Meet Ashley Coleman, civil engineer

She helps keep costs down and the lights on for our customers, and takes great pride in that


We’re celebrating Women’s History Month this March by introducing you to 10 women who help power your life at Duke Energy and Piedmont Natural Gas. They advance our company with their vision, talent, hard work and creativity. These trailblazing women – including a nuclear engineer, astrophysicist and lineman – reveal inspiring stories of persistence, pluck and achievement in largely male-dominated fields. A diverse workplace isn’t just a nice idea, it’s a competitive necessity. Today, meet Ashley Coleman, a civil engineer based in Charlotte, NC.

What do you do?

I manage many different projects to make sure the power plant is running optimally. Anything and everything from fuels testing to project management. On any given day, I might be managing a project to replace steam valves or conducting a boiler inspection for our power plants.

Why is what you do important?

I make sure our plants operate as efficiently as possible. I help keep costs down and the lights on for Duke Energy customers, and I take great pride in that.

Ashley Coleman
Ashley Coleman, Civil Engineer, Charlotte, NC

How did you end up in this career?

I graduated with a master’s in civil engineering with a focus on energy efficiency. My college had a job fair and Duke Energy was there. They told me about a three-year plant engineering rotational program at the Roxboro Steam Station. It sounded like an exciting opportunity to me, and it was. I was on an operations crew for a year, then maintenance for a year, then fuel flexibility in strategic engineering.

What inspired you to become an engineer?

Growing up, I didn’t know what engineering was. I’m the first in my family to study something technical. In eighth grade, I shadowed a family friend at his engineering job. He explained what engineering was and how my talents could be useful. It really sparked an interest in me.
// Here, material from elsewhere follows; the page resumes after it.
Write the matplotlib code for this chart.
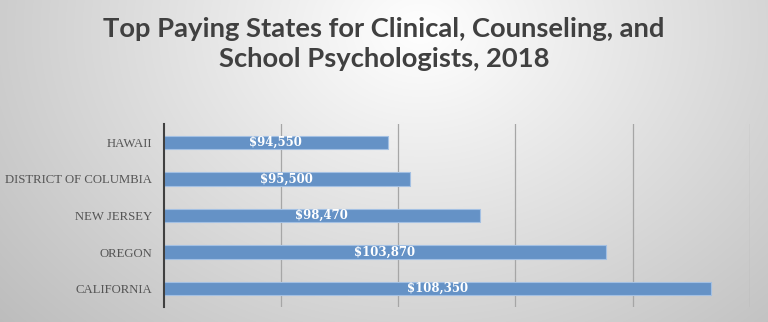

For me, it took a personal interaction with someone to kindle my imagination about engineering. Now I volunteer to speak to students about math and science and engineering, especially at minority and low-income schools. You can’t dream about something you don’t know about.

What is it like to be in a nontraditional field for women?

To me it’s completely thrilling to do something out of the norm. Sometimes when I tell people what I do for a living, I get the big eyes. They’re surprised that I would take an interest in being hands-on in a traditionally male-dominated field.

“Growing up, I didn’t know what engineering was.”